(-a repost from a writing class.)
Dear Truth Writers,
What a wonderful class we had last night. The laughs on your remote screens were contagious. Well, we are here – ready to take on a project of sorts – a commitment to writing with ourselves, nailing an idea of what our creative project can be and simply giving ourselves the needed time to commit to writing one thing at time. I’ve listened to your ideas and I am excited for you and the possibilities. Whether its establishing a writing routine consistently to hear your voice and pay attention to the stories inside of you or, if you’re pondering what should you focus on — you are in a good place as long as you decide to take action. But, please remember, we don’t want to “think ” about writing too long. We want to commit to a choice and lean into our personal “Why.” This is the intention behind the writing.
Here’s a peek into my why.
I have an enormous pile of paper and writing that I need to sort, declutter and read. It’s been staring at me for a while. The pile is looming near my desk. I’m a messy writer who spreads everything around my workspace and pins note stickies on a cork board. I’m visual and i like all kinds of paper stuff. Sometimes my paper gets out of control. I have an inner conversation about the clutter which is a lot of self talk of me justifying why I need to keep this or that. I neglect to pick up one piece of paper and commit to staring at the pile. I might even hold my breath while looking at the pile. I’m anxious, but will never admit that I’m really stressed about other things happening in my life – mothering, routines, wellness, dog care, and keeping up with all the endless schedules, but something eventually interrupts my noise.
I stop fooling myself into believing the lie that everything is ok. I do what I do best learned from my improv acting instincts. I trick my brain. I play pretend with myself and lean into my “eyesore” pile and make a micro choice -anything that moves me from being in my head and more into my body and my space (aka my woman cave).
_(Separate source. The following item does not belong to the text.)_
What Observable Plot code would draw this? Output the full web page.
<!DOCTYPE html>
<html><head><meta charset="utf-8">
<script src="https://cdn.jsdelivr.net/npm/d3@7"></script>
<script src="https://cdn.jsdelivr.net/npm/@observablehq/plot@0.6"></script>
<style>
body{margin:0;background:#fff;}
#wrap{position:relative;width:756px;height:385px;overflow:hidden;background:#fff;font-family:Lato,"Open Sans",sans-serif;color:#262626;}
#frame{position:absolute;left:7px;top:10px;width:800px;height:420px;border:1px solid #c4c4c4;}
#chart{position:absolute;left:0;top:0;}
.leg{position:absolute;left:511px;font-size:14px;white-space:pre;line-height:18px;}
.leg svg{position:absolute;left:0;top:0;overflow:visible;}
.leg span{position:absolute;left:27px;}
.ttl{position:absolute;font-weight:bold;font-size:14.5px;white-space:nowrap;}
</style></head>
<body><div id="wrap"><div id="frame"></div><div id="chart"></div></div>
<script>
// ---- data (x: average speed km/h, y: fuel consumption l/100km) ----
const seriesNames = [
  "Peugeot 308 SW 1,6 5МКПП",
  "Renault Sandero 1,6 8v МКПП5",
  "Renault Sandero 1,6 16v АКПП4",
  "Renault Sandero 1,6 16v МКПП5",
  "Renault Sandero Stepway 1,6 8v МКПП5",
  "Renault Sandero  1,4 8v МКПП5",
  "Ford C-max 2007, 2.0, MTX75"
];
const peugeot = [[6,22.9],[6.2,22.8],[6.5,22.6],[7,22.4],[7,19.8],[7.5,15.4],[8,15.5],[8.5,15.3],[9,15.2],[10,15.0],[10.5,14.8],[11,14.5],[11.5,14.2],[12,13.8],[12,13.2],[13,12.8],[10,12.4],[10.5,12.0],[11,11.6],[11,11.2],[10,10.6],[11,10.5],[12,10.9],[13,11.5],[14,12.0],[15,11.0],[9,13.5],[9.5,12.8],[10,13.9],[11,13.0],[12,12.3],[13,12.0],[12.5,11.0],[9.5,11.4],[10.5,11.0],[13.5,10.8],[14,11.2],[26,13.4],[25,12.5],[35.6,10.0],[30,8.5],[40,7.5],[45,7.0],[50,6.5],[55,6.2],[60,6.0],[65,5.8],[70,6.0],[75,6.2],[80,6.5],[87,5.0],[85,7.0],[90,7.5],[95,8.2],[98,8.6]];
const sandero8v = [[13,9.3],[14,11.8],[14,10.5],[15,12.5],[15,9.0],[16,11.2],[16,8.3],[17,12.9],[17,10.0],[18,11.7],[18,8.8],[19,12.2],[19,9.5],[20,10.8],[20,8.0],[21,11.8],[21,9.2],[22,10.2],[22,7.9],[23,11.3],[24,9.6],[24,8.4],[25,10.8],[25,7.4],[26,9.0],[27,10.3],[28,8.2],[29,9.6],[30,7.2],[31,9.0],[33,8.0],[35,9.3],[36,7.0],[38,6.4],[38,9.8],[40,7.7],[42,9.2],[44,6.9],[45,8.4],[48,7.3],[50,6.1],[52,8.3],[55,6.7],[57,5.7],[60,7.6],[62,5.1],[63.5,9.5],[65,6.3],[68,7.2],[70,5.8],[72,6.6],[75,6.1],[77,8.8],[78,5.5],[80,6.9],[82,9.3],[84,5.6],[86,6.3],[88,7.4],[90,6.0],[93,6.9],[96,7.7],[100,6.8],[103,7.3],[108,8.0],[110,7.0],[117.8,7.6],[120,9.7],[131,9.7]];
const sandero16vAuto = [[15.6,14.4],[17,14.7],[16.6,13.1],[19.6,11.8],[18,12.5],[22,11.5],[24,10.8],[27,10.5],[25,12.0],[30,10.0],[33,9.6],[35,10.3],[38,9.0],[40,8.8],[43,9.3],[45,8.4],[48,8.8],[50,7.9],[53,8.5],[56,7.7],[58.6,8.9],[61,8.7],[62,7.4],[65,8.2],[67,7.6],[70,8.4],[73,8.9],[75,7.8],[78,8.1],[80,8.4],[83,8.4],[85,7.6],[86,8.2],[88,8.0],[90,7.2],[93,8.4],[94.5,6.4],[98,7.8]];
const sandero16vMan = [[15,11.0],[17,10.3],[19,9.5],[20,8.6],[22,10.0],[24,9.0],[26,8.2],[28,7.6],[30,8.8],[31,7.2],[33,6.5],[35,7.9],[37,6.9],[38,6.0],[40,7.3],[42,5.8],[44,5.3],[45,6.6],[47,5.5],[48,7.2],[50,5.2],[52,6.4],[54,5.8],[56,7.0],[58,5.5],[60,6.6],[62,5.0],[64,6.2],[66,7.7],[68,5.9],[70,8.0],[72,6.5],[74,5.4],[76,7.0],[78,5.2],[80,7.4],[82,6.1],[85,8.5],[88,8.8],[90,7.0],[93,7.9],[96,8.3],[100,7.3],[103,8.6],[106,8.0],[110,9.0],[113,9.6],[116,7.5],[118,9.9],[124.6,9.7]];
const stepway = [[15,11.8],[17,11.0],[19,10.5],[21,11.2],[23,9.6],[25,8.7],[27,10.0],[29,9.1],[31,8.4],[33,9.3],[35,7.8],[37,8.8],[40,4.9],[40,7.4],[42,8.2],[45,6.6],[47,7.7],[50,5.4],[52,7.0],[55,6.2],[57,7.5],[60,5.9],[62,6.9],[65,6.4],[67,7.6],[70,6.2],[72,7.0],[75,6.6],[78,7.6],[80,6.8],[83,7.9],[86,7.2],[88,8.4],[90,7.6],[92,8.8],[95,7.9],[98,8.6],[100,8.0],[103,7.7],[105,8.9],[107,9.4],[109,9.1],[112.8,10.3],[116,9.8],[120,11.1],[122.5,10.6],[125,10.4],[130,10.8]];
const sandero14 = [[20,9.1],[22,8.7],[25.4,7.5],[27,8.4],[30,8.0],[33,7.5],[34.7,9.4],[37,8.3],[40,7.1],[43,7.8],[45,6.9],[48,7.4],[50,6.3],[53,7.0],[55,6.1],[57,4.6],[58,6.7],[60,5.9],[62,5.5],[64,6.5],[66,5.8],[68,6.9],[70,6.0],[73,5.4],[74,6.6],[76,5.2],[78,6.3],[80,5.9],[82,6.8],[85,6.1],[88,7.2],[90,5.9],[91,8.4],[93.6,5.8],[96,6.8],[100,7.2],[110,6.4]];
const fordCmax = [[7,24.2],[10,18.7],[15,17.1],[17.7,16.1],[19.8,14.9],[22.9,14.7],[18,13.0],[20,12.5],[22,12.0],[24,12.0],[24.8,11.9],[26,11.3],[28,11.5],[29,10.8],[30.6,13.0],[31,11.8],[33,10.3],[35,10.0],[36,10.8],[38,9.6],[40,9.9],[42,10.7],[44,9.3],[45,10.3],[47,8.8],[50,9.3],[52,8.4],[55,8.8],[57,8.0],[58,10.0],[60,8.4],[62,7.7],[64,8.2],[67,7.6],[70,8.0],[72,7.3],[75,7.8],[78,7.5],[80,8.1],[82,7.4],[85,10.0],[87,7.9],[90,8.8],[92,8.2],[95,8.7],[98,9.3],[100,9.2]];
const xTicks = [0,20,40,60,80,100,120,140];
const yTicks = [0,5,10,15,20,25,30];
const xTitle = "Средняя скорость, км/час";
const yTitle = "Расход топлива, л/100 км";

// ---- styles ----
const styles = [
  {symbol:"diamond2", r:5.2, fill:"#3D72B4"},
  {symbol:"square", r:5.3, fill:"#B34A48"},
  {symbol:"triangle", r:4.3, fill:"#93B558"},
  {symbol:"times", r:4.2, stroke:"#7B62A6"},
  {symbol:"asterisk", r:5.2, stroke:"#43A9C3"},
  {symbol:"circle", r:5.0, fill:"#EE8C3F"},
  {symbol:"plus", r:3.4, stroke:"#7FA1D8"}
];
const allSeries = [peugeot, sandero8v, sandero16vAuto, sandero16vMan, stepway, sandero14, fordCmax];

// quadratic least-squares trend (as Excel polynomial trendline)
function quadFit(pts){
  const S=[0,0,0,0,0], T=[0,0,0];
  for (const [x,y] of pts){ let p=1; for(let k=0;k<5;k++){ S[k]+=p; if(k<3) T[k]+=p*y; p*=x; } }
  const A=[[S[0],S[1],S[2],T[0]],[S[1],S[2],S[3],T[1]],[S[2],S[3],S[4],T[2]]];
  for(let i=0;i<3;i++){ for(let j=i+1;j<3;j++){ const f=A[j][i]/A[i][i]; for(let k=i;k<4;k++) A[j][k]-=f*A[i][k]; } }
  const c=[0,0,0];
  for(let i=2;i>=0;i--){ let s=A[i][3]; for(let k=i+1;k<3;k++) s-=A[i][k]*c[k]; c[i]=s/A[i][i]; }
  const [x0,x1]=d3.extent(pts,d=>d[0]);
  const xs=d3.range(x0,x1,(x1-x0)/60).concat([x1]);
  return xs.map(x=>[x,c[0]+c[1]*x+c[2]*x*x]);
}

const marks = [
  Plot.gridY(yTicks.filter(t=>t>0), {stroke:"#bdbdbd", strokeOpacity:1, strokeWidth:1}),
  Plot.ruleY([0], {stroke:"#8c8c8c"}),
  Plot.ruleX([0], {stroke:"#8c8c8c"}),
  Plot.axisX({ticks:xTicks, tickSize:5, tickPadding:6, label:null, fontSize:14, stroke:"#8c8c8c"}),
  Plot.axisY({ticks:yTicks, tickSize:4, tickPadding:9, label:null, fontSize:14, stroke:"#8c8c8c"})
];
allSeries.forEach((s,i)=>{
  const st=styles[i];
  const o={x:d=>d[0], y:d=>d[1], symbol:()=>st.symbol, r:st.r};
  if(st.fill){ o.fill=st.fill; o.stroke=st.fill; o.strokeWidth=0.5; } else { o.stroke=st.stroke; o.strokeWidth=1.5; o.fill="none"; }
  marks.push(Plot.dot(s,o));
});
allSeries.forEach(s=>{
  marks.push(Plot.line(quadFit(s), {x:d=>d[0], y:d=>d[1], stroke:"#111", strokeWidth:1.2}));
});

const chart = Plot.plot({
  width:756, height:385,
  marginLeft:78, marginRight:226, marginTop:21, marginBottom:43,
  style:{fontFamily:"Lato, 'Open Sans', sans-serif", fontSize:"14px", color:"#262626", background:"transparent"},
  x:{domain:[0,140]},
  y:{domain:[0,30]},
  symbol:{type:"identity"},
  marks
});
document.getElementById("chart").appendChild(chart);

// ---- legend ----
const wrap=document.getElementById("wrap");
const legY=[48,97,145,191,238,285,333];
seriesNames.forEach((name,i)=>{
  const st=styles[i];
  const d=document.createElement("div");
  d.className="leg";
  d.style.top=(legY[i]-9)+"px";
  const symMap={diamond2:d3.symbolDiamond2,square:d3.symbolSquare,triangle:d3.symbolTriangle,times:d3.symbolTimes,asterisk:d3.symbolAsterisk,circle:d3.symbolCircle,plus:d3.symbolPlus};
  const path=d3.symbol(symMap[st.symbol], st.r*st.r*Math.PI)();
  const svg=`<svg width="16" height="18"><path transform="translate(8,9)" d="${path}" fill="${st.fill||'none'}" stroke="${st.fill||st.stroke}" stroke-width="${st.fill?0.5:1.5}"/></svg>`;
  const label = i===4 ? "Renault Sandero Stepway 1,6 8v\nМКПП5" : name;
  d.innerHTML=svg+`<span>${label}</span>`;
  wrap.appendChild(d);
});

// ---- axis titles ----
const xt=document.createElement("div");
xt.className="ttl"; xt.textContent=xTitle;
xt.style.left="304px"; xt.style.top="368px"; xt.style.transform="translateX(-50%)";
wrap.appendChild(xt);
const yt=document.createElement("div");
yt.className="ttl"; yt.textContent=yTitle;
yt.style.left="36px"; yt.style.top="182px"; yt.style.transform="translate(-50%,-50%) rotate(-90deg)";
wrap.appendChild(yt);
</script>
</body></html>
Micro choices come in a variety of choices – reading a book, journaling a thought and organizing my work piles, one paper at a time.
Did I just say by moving one paper at a time? Yes, I did. I move a single sheet of paper and then a book, breathing in between each swift action. This is my warm-up. Yes, writers we need to warm up the engine!
Next step. I ask myself a question.
“What kind of writer do I want to be?”
Asking an internal question forces you to reflect on your identity in the here and now. I thought a lot about my writing journey and what it means to become a writer. I thought about who I wanted to be. The pile on my desk didn’t look so bad. There was a lot of mental chatter in my headspace suggesting I do nothing and keep the status quo. Then a new thought surfaced. Could I use my “procrastination pile” as motivation and do a simple identity shift? You betcha. (Insert a breath here). I’m definitely not interested in being a disorganized writer who is spending more time searching for written words than someone who is writing them.
So, what’s the fix? Habit expert and author James Clear of Atomic Habits says, ” True behavior change is identity change. You might start a habit because of motivation, but the only reason you’ll stick with one is that it becomes part of your identity. Improvements are only temporary until they become a part of who you are.”
I’m putting myself on a test, an experiment of sorts to see how much I get done with eliminating my clutter and downsizing my pile to focus on a single activity. I promise I will throw away at least one basket and reduce my paper to give my writing some breathing room. This weekend its all about how many tiny moves I can make. One new habit put to the test. I’m calling on all paper ferries to help me. I’m holding you accountable too. Make one tiny move towards your progress. Be the writer that you want to be and set an intention. See what happens and breathe.